What you have to do = Go through the material and write it all out exactly, minus the pictures.

Source excerpt =
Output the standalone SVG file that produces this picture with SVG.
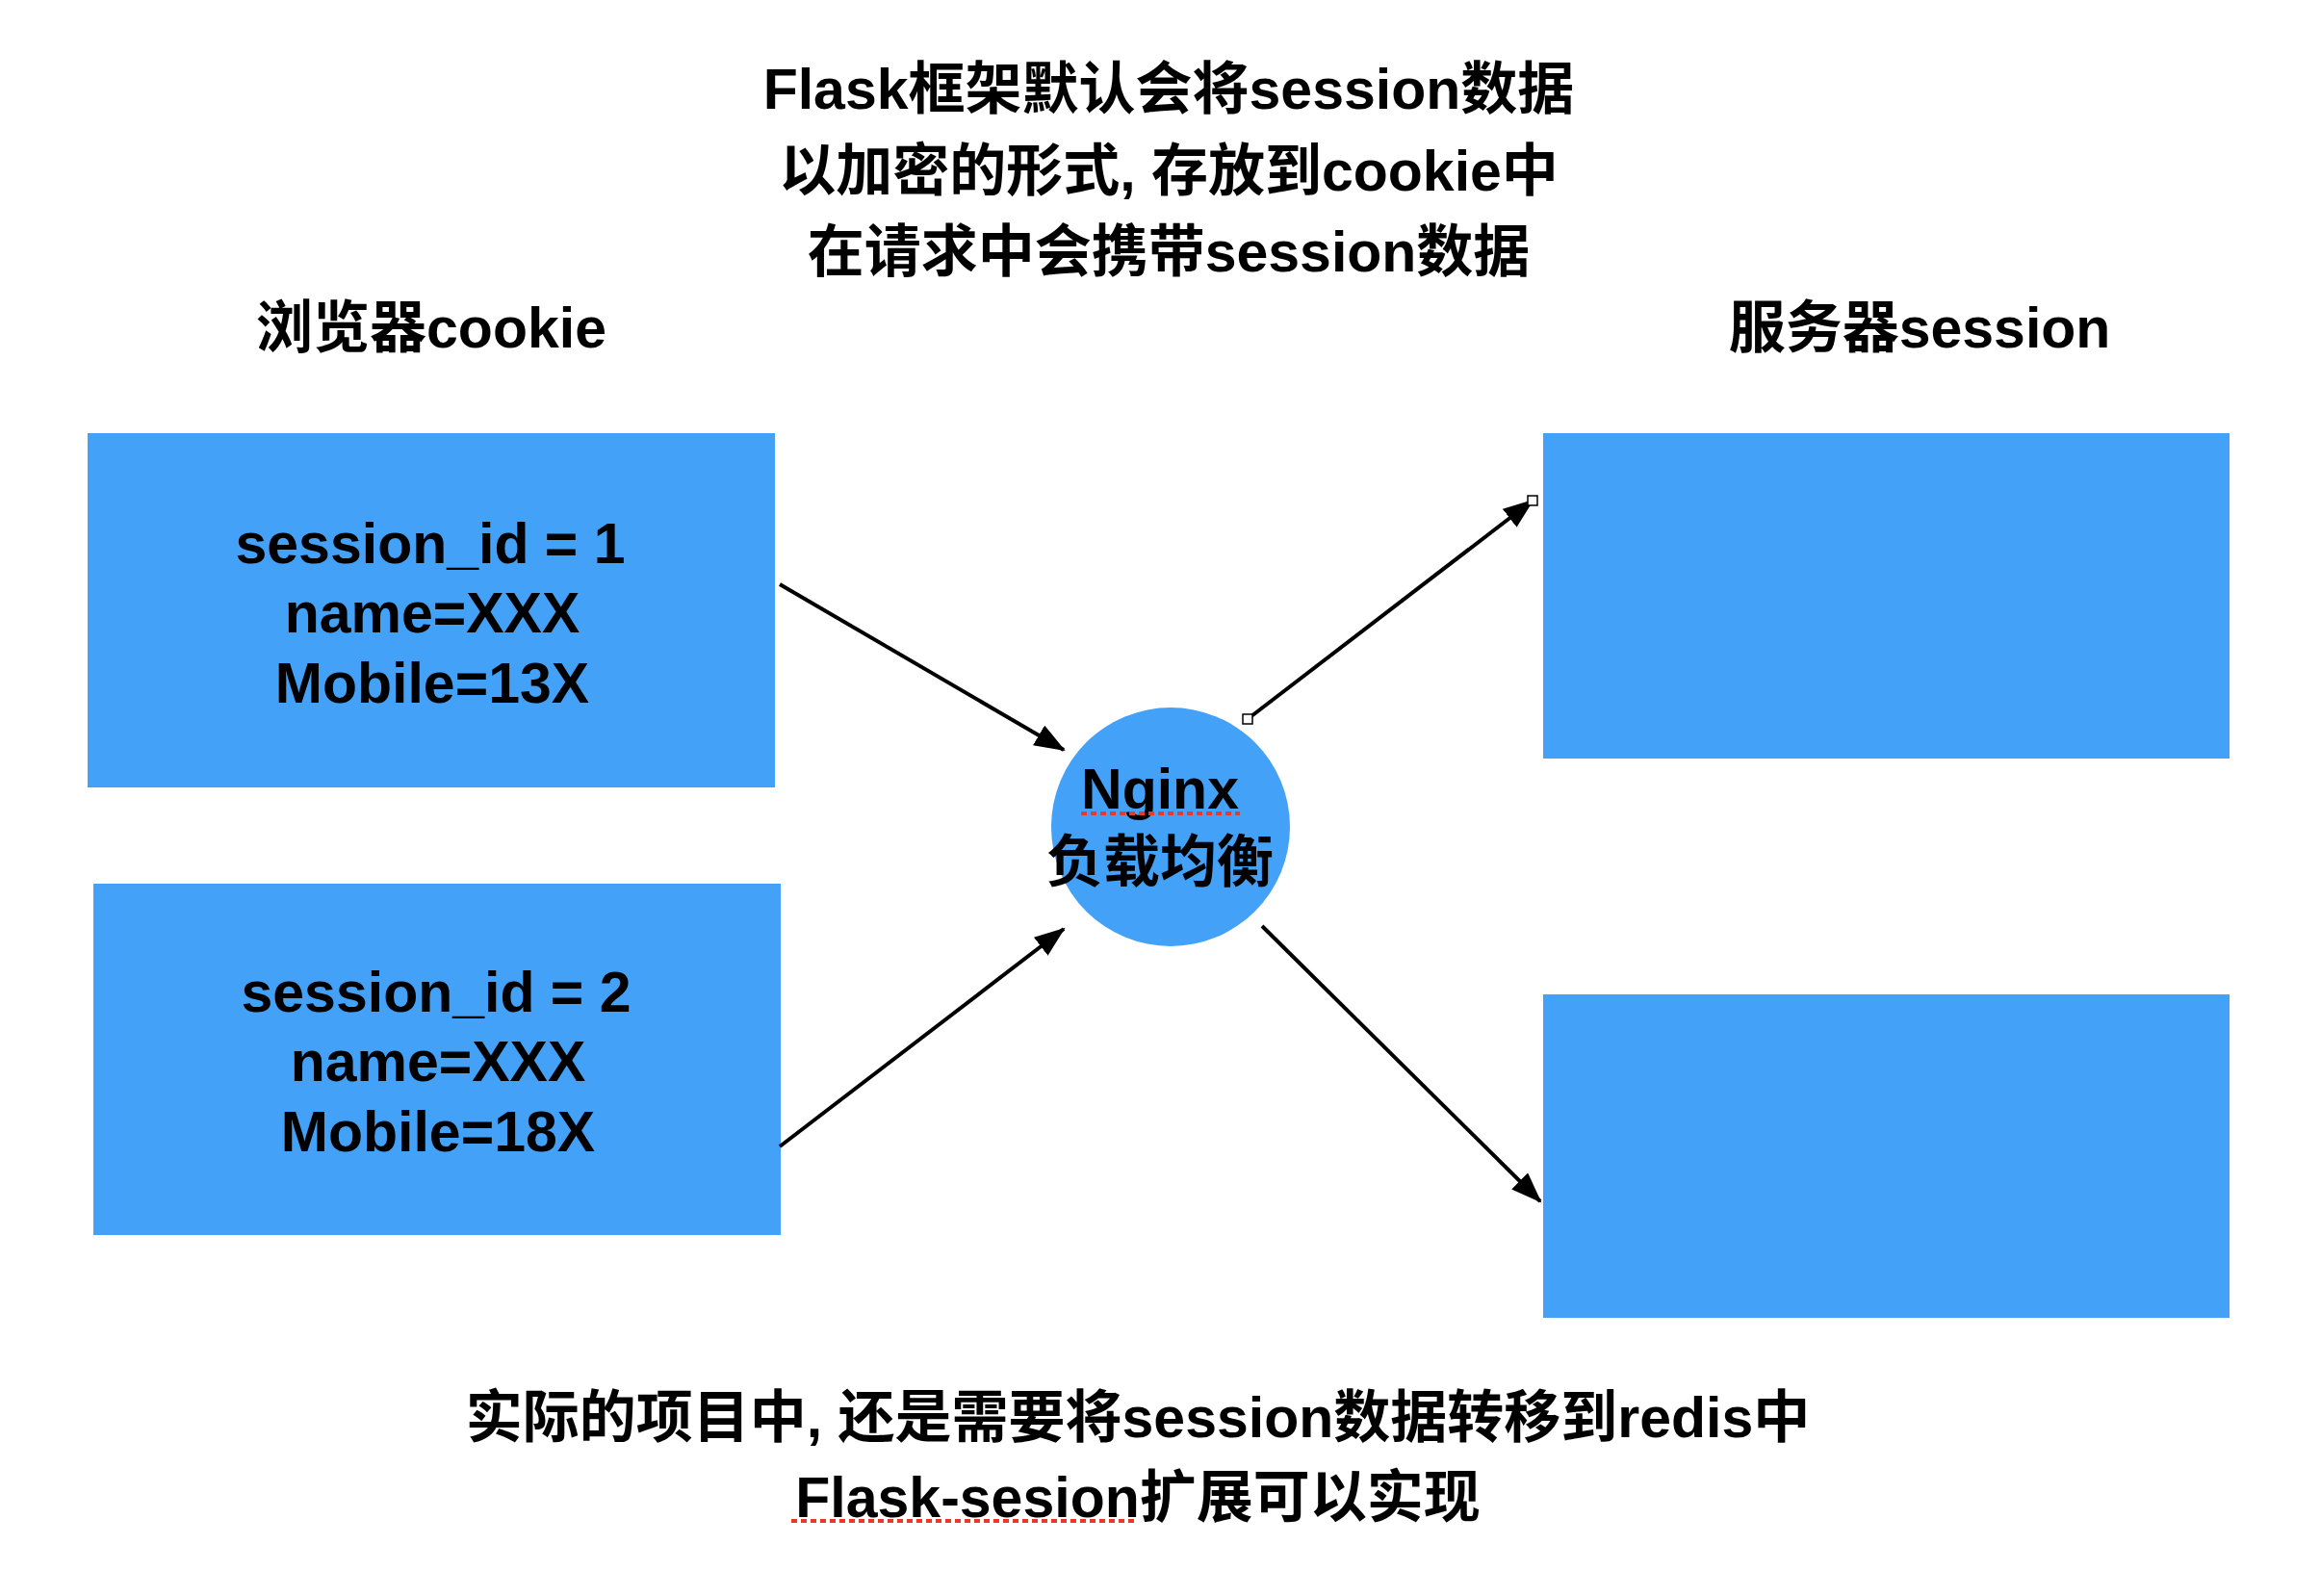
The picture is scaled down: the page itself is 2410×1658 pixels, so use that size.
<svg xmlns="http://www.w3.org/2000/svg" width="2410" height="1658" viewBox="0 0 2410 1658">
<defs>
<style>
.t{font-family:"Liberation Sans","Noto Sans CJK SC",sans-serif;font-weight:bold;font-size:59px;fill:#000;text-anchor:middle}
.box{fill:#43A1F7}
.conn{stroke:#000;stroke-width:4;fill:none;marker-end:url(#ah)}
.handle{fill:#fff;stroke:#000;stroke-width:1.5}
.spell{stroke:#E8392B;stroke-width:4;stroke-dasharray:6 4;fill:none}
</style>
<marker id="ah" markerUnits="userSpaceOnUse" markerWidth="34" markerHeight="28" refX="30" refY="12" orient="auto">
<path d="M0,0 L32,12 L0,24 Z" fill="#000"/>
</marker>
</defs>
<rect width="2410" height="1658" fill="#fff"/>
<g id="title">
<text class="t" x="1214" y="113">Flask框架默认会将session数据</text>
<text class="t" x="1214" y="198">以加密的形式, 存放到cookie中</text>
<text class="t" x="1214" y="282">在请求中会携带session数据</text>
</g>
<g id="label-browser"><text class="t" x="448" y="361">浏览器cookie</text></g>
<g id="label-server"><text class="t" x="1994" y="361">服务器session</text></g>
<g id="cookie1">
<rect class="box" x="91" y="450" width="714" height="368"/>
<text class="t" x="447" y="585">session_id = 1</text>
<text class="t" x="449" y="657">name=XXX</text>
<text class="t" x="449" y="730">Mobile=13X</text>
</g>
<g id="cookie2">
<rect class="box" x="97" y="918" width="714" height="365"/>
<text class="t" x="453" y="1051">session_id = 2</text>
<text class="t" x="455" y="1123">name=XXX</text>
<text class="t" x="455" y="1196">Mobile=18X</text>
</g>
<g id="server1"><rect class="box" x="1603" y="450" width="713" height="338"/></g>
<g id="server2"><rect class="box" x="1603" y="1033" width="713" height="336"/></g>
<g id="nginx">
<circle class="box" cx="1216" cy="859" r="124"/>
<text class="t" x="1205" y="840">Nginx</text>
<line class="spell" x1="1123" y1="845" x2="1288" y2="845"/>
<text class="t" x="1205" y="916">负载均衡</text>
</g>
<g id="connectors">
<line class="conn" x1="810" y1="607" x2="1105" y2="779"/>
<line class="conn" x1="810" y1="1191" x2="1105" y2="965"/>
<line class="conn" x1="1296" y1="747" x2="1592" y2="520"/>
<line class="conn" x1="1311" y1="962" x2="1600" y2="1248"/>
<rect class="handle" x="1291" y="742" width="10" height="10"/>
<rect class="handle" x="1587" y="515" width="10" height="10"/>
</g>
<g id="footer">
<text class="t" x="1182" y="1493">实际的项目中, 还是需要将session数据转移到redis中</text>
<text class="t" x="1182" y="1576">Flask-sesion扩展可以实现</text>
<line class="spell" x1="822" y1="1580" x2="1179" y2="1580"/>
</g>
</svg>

Problem solution =
Output the standalone SVG file that produces this picture with SVG.
The picture is scaled down: the page itself is 2410×1658 pixels, so use that size.
<svg xmlns="http://www.w3.org/2000/svg" width="2410" height="1658" viewBox="0 0 2410 1658">
<defs>
<style>
.t{font-family:"Liberation Sans","Noto Sans CJK SC",sans-serif;font-weight:bold;font-size:59px;fill:#000;text-anchor:middle}
.box{fill:#43A1F7}
.conn{stroke:#000;stroke-width:4;fill:none;marker-end:url(#ah)}
.handle{fill:#fff;stroke:#000;stroke-width:1.5}
.spell{stroke:#E8392B;stroke-width:4;stroke-dasharray:6 4;fill:none}
</style>
<marker id="ah" markerUnits="userSpaceOnUse" markerWidth="34" markerHeight="28" refX="30" refY="12" orient="auto">
<path d="M0,0 L32,12 L0,24 Z" fill="#000"/>
</marker>
</defs>
<rect width="2410" height="1658" fill="#fff"/>
<g id="title">
<text class="t" x="1214" y="113">Flask框架默认会将session数据</text>
<text class="t" x="1214" y="198">以加密的形式, 存放到cookie中</text>
<text class="t" x="1214" y="282">在请求中会携带session数据</text>
</g>
<g id="label-browser"><text class="t" x="448" y="361">浏览器cookie</text></g>
<g id="label-server"><text class="t" x="1994" y="361">服务器session</text></g>
<g id="cookie1">
<rect class="box" x="91" y="450" width="714" height="368"/>
<text class="t" x="447" y="585">session_id = 1</text>
<text class="t" x="449" y="657">name=XXX</text>
<text class="t" x="449" y="730">Mobile=13X</text>
</g>
<g id="cookie2">
<rect class="box" x="97" y="918" width="714" height="365"/>
<text class="t" x="453" y="1051">session_id = 2</text>
<text class="t" x="455" y="1123">name=XXX</text>
<text class="t" x="455" y="1196">Mobile=18X</text>
</g>
<g id="server1"><rect class="box" x="1603" y="450" width="713" height="338"/></g>
<g id="server2"><rect class="box" x="1603" y="1033" width="713" height="336"/></g>
<g id="nginx">
<circle class="box" cx="1216" cy="859" r="124"/>
<text class="t" x="1205" y="840">Nginx</text>
<line class="spell" x1="1123" y1="845" x2="1288" y2="845"/>
<text class="t" x="1205" y="916">负载均衡</text>
</g>
<g id="connectors">
<line class="conn" x1="810" y1="607" x2="1105" y2="779"/>
<line class="conn" x1="810" y1="1191" x2="1105" y2="965"/>
<line class="conn" x1="1296" y1="747" x2="1592" y2="520"/>
<line class="conn" x1="1311" y1="962" x2="1600" y2="1248"/>
<rect class="handle" x="1291" y="742" width="10" height="10"/>
<rect class="handle" x="1587" y="515" width="10" height="10"/>
</g>
<g id="footer">
<text class="t" x="1182" y="1493">实际的项目中, 还是需要将session数据转移到redis中</text>
<text class="t" x="1182" y="1576">Flask-sesion扩展可以实现</text>
<line class="spell" x1="822" y1="1580" x2="1179" y2="1580"/>
</g>
</svg>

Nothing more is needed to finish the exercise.